For a number of years, those of us who dream of electric sheep figured that Matt Cain’s ERA was too good to be true, that he couldn’t keep doing it. But he did keep doing it. Beginning in 2009, Cain’s ERAs were 2.89, 3.14, 2.88, and 2.79. And ‘round about the 2011 or 2012 ... well, here’s Pollis again:

When Matt Cain signed his $127.5 million contract extension in April 2012, Colin Wyers memorably tweeted: “If your response to the Matt Cain extension involves xFIP I'll be by later to pour coffee on your keyboard.” As someone who was still relatively new to the field of sabermetrics, seeing that was a watershed moment in that it signaled a substantial retreat from our previous collective understanding that DIPS statistics were unambiguously superior to ERA as measurements of pitching ability.

In the two years since Wyers’ excoriation of those who still judged Cain by his peripherals despite his history of outperforming them, I’ve noticed that the best analysts in our midst have continued to trend toward nuance in their discussions of DIPS theory, looking for qualities and characteristics that explain the outliers both in the stats and from personal observations.
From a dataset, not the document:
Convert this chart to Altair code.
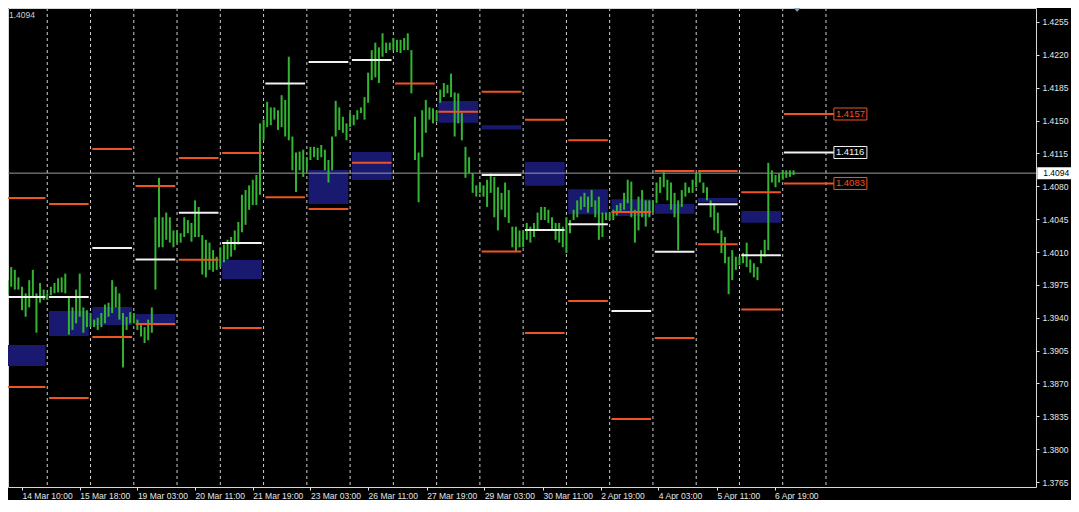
import altair as alt
import pandas as pd

# ---------------- data ----------------
# 2-hour price bars, t = hours since the first day separator (14 Mar 00:00)
BAR_T = list(range(0, 440, 2))
BAR_HIGH = [
    # 14 Mar
    1.3970, 1.3980, 1.3994, 1.3991, 1.3983, 1.3973, 1.3966, 1.3980, 1.3991, 1.3966, 1.3977, 1.3970,
    # 15 Mar
    1.3966, 1.3973, 1.3977, 1.3982, 1.3983, 1.3987, 1.3961, 1.3951, 1.3970, 1.3987, 1.3951, 1.3948,
    # 16 Mar
    1.3945, 1.3938, 1.3940, 1.3945, 1.3954, 1.3956, 1.3980, 1.3973, 1.3966, 1.3945, 1.3941, 1.3946,
    # 19 Mar
    1.3945, 1.3938, 1.3934, 1.3930, 1.3938, 1.3951, 1.4047, 1.4089, 1.4047, 1.4052, 1.4047, 1.4033,
    # 20 Mar
    1.4033, 1.4030, 1.4047, 1.4044, 1.4041, 1.4065, 1.4058, 1.4028, 1.4023, 1.4020, 1.4012, 1.4005,
    # 21 Mar
    1.4015, 1.4018, 1.4023, 1.4026, 1.4033, 1.4042, 1.4071, 1.4076, 1.4081, 1.4087, 1.4092, 1.4147,
    # 22 Mar
    1.4151, 1.4170, 1.4164, 1.4164, 1.4161, 1.4177, 1.4172, 1.4218, 1.4133, 1.4116, 1.4117, 1.4119,
    # 23 Mar
    1.4111, 1.4122, 1.4122, 1.4121, 1.4124, 1.4119, 1.4108, 1.4133, 1.4171, 1.4164, 1.4154, 1.4147,
    # 26 Mar
    1.4158, 1.4156, 1.4161, 1.4164, 1.4175, 1.4201, 1.4225, 1.4233, 1.4228, 1.4243, 1.4233, 1.4233,
    # 27 Mar
    1.4238, 1.4236, 1.4236, 1.4238, 1.4243, 1.4225, 1.4154, 1.4116, 1.4161, 1.4172, 1.4164, 1.4163,
    # 28 Mar
    1.4161, 1.4183, 1.4190, 1.4188, 1.4200, 1.4180, 1.4179, 1.4158, 1.4122, 1.4111, 1.4094, 1.4081,
    # 29 Mar
    1.4084, 1.4081, 1.4087, 1.4094, 1.4090, 1.4079, 1.4073, 1.4084, 1.4076, 1.4037, 1.4037, 1.4033,
    # 30 Mar
    1.4033, 1.4041, 1.4037, 1.4041, 1.4052, 1.4058, 1.4058, 1.4055, 1.4047, 1.4041, 1.4041, 1.4037,
    # 2 Apr
    1.4047, 1.4044, 1.4055, 1.4065, 1.4069, 1.4073, 1.4069, 1.4076, 1.4065, 1.4069, 1.4052, 1.4052,
    # 3 Apr
    1.4052, 1.4055, 1.4060, 1.4062, 1.4073, 1.4087, 1.4085, 1.4055, 1.4069, 1.4076, 1.4065, 1.4065,
    # 4 Apr
    1.4065, 1.4084, 1.4090, 1.4095, 1.4087, 1.4084, 1.4073, 1.4065, 1.4076, 1.4084, 1.4079, 1.4087,
    # 5 Apr
    1.4094, 1.4095, 1.4084, 1.4079, 1.4065, 1.4062, 1.4052, 1.4033, 1.4026, 1.4005, 1.4012, 1.4005,
    # 6 Apr
    1.4005, 1.4009, 1.4020, 1.4002, 1.3998, 1.3994, 1.4012, 1.4023, 1.4105, 1.4097, 1.4092, 1.4094,
    # current day
    1.4097, 1.4097, 1.4097, 1.4097,
]
BAR_LOW = [
    1.3959, 1.3964, 1.3973, 1.3970, 1.3970, 1.3948, 1.3941, 1.3951, 1.3962, 1.3924, 1.3956, 1.3959,
    1.3959, 1.3964, 1.3966, 1.3967, 1.3967, 1.3966, 1.3922, 1.3927, 1.3934, 1.3941, 1.3924, 1.3930,
    1.3930, 1.3930, 1.3927, 1.3930, 1.3934, 1.3941, 1.3945, 1.3951, 1.3938, 1.3887, 1.3927, 1.3934,
    1.3934, 1.3927, 1.3920, 1.3913, 1.3916, 1.3924, 1.3970, 1.4015, 1.4015, 1.4023, 1.4020, 1.4015,
    1.4020, 1.4020, 1.4026, 1.4030, 1.4021, 1.4026, 1.4026, 1.3986, 1.3983, 1.3991, 1.3989, 1.3991,
    1.3994, 1.3999, 1.4002, 1.4005, 1.4012, 1.4018, 1.4031, 1.4039, 1.4055, 1.4060, 1.4060, 1.4071,
    1.4129, 1.4143, 1.4145, 1.4151, 1.4140, 1.4143, 1.4133, 1.4129, 1.4097, 1.4074, 1.4097, 1.4090,
    1.4097, 1.4108, 1.4111, 1.4108, 1.4111, 1.4097, 1.4084, 1.4097, 1.4133, 1.4140, 1.4137, 1.4129,
    1.4143, 1.4145, 1.4151, 1.4158, 1.4151, 1.4169, 1.4193, 1.4196, 1.4190, 1.4218, 1.4222, 1.4225,
    1.4225, 1.4223, 1.4222, 1.4225, 1.4225, 1.4179, 1.4108, 1.4063, 1.4111, 1.4137, 1.4151, 1.4147,
    1.4149, 1.4169, 1.4175, 1.4179, 1.4175, 1.4133, 1.4147, 1.4129, 1.4089, 1.4094, 1.4073, 1.4069,
    1.4073, 1.4069, 1.4058, 1.4073, 1.4047, 1.4033, 1.4055, 1.4047, 1.4041, 1.4015, 1.4010, 1.4015,
    1.4015, 1.4023, 1.4020, 1.4026, 1.4033, 1.4044, 1.4044, 1.4041, 1.4033, 1.4023, 1.4020, 1.4015,
    1.4009, 1.4030, 1.4044, 1.4047, 1.4055, 1.4058, 1.4052, 1.4058, 1.4047, 1.4023, 1.4026, 1.4044,
    1.4044, 1.4044, 1.4049, 1.4052, 1.4055, 1.4062, 1.4047, 1.4020, 1.4033, 1.4047, 1.4037, 1.4047,
    1.4052, 1.4062, 1.4073, 1.4079, 1.4065, 1.4055, 1.4047, 1.4012, 1.4058, 1.4069, 1.4073, 1.4073,
    1.4079, 1.4084, 1.4073, 1.4065, 1.4047, 1.4033, 1.4030, 1.4009, 1.3998, 1.3965, 1.3980, 1.3991,
    1.3996, 1.3998, 1.3994, 1.3988, 1.3983, 1.3980, 1.3998, 1.4005, 1.4012, 1.4084, 1.4079, 1.4084,
    1.4087, 1.4089, 1.4090, 1.4092,
]

# daily levels (day index 0 = 14 Mar ... 17 = 6 Apr)
DAYS = list(range(18))
WHITE_LEVEL = [1.39621, 1.39620, 1.40143, 1.40020, 1.40519, 1.40196, 1.41895, 1.42124, 1.42145,
               None, None, 1.40920, 1.40334, 1.40395, 1.39472, 1.40103, 1.40608, 1.40065]
ORANGE_UPPER = [1.40675, 1.40611, 1.41197, 1.40803, 1.41101, 1.41155, 1.40683, 1.40558, 1.41051,
                1.41895, 1.41595, 1.41808, 1.41509, 1.41290, 1.40526, 1.40963, 1.40963, 1.40736]
ORANGE_LOWER = [1.38662, 1.38545, 1.39195, 1.39333, 1.40018, 1.39290, None, None, None,
                None, None, 1.40105, 1.39237, 1.39578, 1.38321, 1.39184, 1.40182, 1.39488]

ZONE_DAY = [0, 1, 2, 3, 5, 7, 8, 10, 11, 12, 13, 14, 15, 16, 17]
ZONE_TOP = [1.39109, 1.39472, 1.39514, 1.39440, 1.40015, 1.40973, 1.41165, 1.41708, 1.41450,
            1.41059, 1.40768, 1.40661, 1.40611, 1.40675, 1.40537]
ZONE_BOTTOM = [1.38886, 1.39205, 1.39322, 1.39333, 1.39812, 1.40611, 1.40867, 1.41477, 1.41405,
               1.40806, 1.40502, 1.40484, 1.40508, 1.40627, 1.40412]

TODAY_LEVEL = [1.4157, 1.4116, 1.4083]
TODAY_KIND = ["orange", "white", "orange"]
TODAY_LABEL = ["1.4157", "1.4116", "1.4083"]
CURRENT_PRICE = 1.4094

PRICE_TICKS = [1.3765, 1.3800, 1.3835, 1.3870, 1.3905, 1.3940, 1.3975, 1.4010,
               1.4045, 1.4080, 1.4115, 1.4150, 1.4185, 1.4220, 1.4255]
DATE_TICK_T = [10, 42, 74, 106, 138, 170, 202, 234.5, 266.5, 299, 331, 363, 395.5, 427.5]
DATE_TICK_LABELS = ["14 Mar 10:00", "15 Mar 18:00", "19 Mar 03:00", "20 Mar 11:00",
                    "21 Mar 19:00", "23 Mar 03:00", "26 Mar 11:00", "27 Mar 19:00",
                    "29 Mar 03:00", "30 Mar 11:00", "2 Apr 19:00", "4 Apr 03:00",
                    "5 Apr 11:00", "6 Apr 19:00"]
SEPARATOR_DAY = list(range(20))

# ---------------- styling / layout constants ----------------
HPD = 24
SEG_START, SEG_END = 1.0, 23.0
TODAY_T0, TODAY_T1 = 432.7, 460.4
LBL_T0, LBL_T1 = 460.4, 478.7
AXBOX_T0, AXBOX_T1 = 573.2, 596.0
SHIFT_T = 440
BG = "#000000"
GREEN = "#33b533"
ORANGE = "#ee5522"
WHITE = "#f2f2f2"
ZONE = "#191970"
FONT = "Liberation Sans"
TXT = "#e6e6e6"

X_SCALE = alt.Scale(domain=[2.219, 572.51], nice=False, zero=False)
Y_SCALE = alt.Scale(domain=[1.37597, 1.42699], nice=False, zero=False)

label_expr = ("[" + ",".join("'%s'" % s for s in DATE_TICK_LABELS) + "][indexof(["
              + ",".join(str(v) for v in DATE_TICK_T) + "], datum.value)]")

X_AXIS = alt.Axis(orient="bottom", values=DATE_TICK_T, labelExpr=label_expr, labelAlign="left",
                  labelBaseline="top", labelPadding=1, tickSize=3, tickColor=TXT, labelColor=TXT,
                  labelFont=FONT, labelFontSize=8.5, domain=False, grid=False,
                  labelOverlap=False, labelFlush=False, labelBound=False)
Y_AXIS = alt.Axis(orient="right", values=PRICE_TICKS, format=".4f", labelPadding=3, tickSize=3,
                  tickColor=TXT, labelColor=TXT, labelFont=FONT, labelFontSize=8.5,
                  domain=False, grid=False, labelOverlap=False, labelFlush=False, labelBound=False)


def X(field):
    return alt.X(field, type="quantitative", scale=X_SCALE, axis=X_AXIS, title=None)


def Y(field):
    return alt.Y(field, type="quantitative", scale=Y_SCALE, axis=Y_AXIS, title=None)


# ---------------- tables ----------------
bars = pd.DataFrame({"t": BAR_T, "high": BAR_HIGH, "low": BAR_LOW})
seps = pd.DataFrame({"t": [d * HPD for d in SEPARATOR_DAY]})
zones = pd.DataFrame({"t0": [d * HPD + SEG_START for d in ZONE_DAY],
                      "t1": [d * HPD + SEG_END for d in ZONE_DAY],
                      "top": ZONE_TOP, "bottom": ZONE_BOTTOM})
rows = []
for d, w, hi, lo in zip(DAYS, WHITE_LEVEL, ORANGE_UPPER, ORANGE_LOWER):
    for kind, v in (("white", w), ("orange", hi), ("orange", lo)):
        if v is not None:
            rows.append({"t0": d * HPD + SEG_START, "t1": d * HPD + SEG_END, "price": v, "kind": kind})
for v, k in zip(TODAY_LEVEL, TODAY_KIND):
    rows.append({"t0": TODAY_T0, "t1": TODAY_T1, "price": v, "kind": k})
segs = pd.DataFrame(rows)
labels = pd.DataFrame({"t0": [LBL_T0] * 3, "t1": [LBL_T1] * 3, "price": TODAY_LEVEL,
                       "kind": TODAY_KIND, "label": TODAY_LABEL})
cur = pd.DataFrame({"price": [CURRENT_PRICE], "t0": [AXBOX_T0], "t1": [AXBOX_T1],
                    "label": ["%.4f" % CURRENT_PRICE]})
shift = pd.DataFrame({"t": [SHIFT_T]})

kind_color = alt.Color("kind:N", scale=alt.Scale(domain=["white", "orange"], range=[WHITE, ORANGE]),
                       legend=None)

sep_layer = alt.Chart(seps).mark_rule(color="#d0d0d0", strokeWidth=1, strokeDash=[3, 3]).encode(x=X("t"))
zone_layer = alt.Chart(zones).mark_rect(color=ZONE).encode(
    x=X("t0"), x2=alt.X2("t1"), y=Y("top"), y2=alt.Y2("bottom"))
cur_line = alt.Chart(cur).mark_rule(color="#9a9a9a", strokeWidth=1).encode(y=Y("price"))
bar_layer = alt.Chart(bars).mark_rule(color=GREEN, strokeWidth=2).encode(
    x=X("t"), y=Y("high"), y2=alt.Y2("low"))
seg_layer = alt.Chart(segs).mark_rule(strokeWidth=2).encode(
    x=X("t0"), x2=alt.X2("t1"), y=Y("price"), color=kind_color)
box_layer = alt.Chart(labels).mark_rect(fill=BG, strokeWidth=1, yOffset=-6, y2Offset=6).encode(
    x=X("t0"), x2=alt.X2("t1"), y=Y("price"), y2=alt.Y2("price"),
    stroke=alt.Stroke("kind:N", scale=alt.Scale(domain=["white", "orange"], range=[WHITE, ORANGE]),
                      legend=None))
lbl_text = alt.Chart(labels).mark_text(align="left", baseline="middle", dx=2, font=FONT,
                                       fontSize=9.5).encode(
    x=X("t0"), y=Y("price"), text="label:N", color=kind_color)
axbox = alt.Chart(cur).mark_rect(fill="#ffffff", yOffset=-6, y2Offset=6, clip=False).encode(
    x=X("t0"), x2=alt.X2("t1"), y=Y("price"), y2=alt.Y2("price"))
axtext = alt.Chart(cur).mark_text(align="left", baseline="middle", dx=6, font=FONT, fontSize=8.5,
                                  color="#000000", clip=False).encode(
    x=X("t0"), y=Y("price"), text="label:N")
corner = alt.Chart(cur).mark_text(align="left", baseline="middle", font=FONT, fontSize=8.5,
                                  color="#cfcfcf").encode(
    x=alt.value(1), y=alt.value(7), text="label:N")
shift_mark = alt.Chart(shift).mark_point(shape="M-1,-0.55L1,-0.55L0,0.55Z", filled=True, size=64,
                                         color="#8fa3b8", opacity=1).encode(
    x=X("t"), y=alt.value(1.5))

chart = alt.layer(
    sep_layer, zone_layer, cur_line, bar_layer, seg_layer, box_layer, lbl_text,
    axbox, axtext, corner, shift_mark
).properties(
    width=1028, height=479,
    padding={"left": 0, "top": 0, "right": 35, "bottom": 13},
    autosize=alt.AutoSizeParams(type="none"),
    background=BG,
).configure_view(stroke="#d6d6d6", strokeWidth=1)

chart.save("out.html", embed_options={"renderer": "svg", "actions": False})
This ever-increasing blend of sabermetrics and scouting is unambiguously good for bettering our understanding of baseball.

Two things about that.

First, in 2013, Cain’s ERA matched almost exactly his DIPS. So yeah, score one point for natural reversion.

And second, it does seem utterly possible that we were simply too quick, maybe a little too eager, to cave in to the DIPS skeptics.
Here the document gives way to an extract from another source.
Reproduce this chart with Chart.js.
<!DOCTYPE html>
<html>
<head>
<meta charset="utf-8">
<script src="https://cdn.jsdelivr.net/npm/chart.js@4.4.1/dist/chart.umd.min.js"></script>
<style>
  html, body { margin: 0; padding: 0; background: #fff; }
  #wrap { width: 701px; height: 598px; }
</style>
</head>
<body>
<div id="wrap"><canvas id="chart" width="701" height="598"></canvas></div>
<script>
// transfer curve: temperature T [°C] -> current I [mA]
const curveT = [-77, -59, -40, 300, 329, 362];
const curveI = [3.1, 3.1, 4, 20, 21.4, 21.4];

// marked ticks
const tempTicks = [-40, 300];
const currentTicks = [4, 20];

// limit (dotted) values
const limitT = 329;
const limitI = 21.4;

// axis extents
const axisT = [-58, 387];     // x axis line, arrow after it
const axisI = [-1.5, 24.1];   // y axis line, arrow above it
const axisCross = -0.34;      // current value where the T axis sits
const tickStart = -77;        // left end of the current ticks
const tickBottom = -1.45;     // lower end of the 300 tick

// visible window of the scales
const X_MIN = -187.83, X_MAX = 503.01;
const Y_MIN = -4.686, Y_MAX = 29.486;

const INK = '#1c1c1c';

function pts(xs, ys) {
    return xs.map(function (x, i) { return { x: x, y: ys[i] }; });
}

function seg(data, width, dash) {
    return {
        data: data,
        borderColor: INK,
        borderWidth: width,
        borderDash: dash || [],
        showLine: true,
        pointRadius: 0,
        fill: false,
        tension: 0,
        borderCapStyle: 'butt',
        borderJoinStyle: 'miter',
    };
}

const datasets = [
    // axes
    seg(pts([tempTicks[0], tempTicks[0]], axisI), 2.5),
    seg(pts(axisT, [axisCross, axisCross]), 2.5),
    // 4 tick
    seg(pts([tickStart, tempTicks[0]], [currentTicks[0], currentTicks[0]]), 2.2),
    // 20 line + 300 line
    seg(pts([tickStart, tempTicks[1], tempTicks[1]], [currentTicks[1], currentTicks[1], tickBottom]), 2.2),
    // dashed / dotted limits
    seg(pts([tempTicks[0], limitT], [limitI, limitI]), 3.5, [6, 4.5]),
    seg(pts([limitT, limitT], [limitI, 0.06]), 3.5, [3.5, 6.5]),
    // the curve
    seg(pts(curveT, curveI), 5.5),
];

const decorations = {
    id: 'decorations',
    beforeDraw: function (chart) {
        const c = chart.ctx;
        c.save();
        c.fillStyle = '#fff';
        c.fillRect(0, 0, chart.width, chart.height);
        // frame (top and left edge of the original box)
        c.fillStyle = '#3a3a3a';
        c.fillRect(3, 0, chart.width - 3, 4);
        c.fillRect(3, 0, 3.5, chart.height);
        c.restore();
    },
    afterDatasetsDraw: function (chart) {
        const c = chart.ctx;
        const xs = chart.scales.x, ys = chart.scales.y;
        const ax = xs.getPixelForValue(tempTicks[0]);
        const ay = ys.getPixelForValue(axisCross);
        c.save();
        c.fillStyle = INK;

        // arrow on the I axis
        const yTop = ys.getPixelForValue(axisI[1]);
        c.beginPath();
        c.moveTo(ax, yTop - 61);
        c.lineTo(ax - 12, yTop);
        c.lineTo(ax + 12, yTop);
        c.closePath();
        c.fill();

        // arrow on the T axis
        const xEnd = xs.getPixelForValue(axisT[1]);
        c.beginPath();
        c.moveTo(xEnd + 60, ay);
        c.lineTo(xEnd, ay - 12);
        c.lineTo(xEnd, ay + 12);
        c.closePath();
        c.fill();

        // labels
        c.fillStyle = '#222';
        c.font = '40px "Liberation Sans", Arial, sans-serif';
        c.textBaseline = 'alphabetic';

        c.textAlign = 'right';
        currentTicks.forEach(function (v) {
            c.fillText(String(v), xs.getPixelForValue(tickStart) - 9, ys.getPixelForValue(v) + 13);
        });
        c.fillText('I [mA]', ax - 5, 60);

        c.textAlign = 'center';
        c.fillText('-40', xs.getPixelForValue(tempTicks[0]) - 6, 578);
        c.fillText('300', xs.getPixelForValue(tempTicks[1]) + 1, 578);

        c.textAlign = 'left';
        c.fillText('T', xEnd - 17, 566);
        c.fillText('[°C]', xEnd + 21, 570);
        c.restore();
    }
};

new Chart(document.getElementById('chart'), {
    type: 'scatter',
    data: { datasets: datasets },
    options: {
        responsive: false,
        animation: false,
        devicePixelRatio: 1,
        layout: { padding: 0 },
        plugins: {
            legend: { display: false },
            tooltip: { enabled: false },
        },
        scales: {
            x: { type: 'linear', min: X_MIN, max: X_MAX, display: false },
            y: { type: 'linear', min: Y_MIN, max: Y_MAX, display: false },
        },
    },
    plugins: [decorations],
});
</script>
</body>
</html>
When we used to have those endless debates about clutch hitting, the Luddites took great pleasure in saying, “Look, we found all these guys who hit really well in clutch situations.” To which the natural (and obvious) response was, “Well, of course you found some guys. Given a big enough population – say, all the major-league hitters – simple probability theory would predict that x of them will hit really well in clutch situations.”

And whaddayaknow, the number of great clutch hitters just happened to be almost exactly x.

Well, you can do the same thing with DIPS. I just don’t think anyone had done it. Turns out someone did: FanGraphs’ Noah Isaacs a few years ago. Now Pollis has built on Isaacs’ work. While it’s true that Cain essentially overachieved, relative to his DIPS, in seven straight seasons, it’s also true that even seven straight seasons means that Cain is 81-percent likely to be a fundamental Overachiever ... and thus a 19 percent chance of actually being a Normal.

Granted, Pollis admits that he’s employed “an overly simplistic model.” He’s open to the possibility that Cain and other pitchers might really have something that allows them to consistently beat their DIPS, and he suggests more study. As I do. But here’s where I think he really nails it: “A good analyst will never dismiss the value of a scout or assume that a model that describes some aspect of the game cannot be improved upon. But if our quest to explain baseball takes us so far into the rabbit hole that we mistake ordinary random variation for causal trends, that’s not nuance—that’s overfitting to the data.”

Good luck, Lewie. We hardly knew ye, but we’ll miss ye.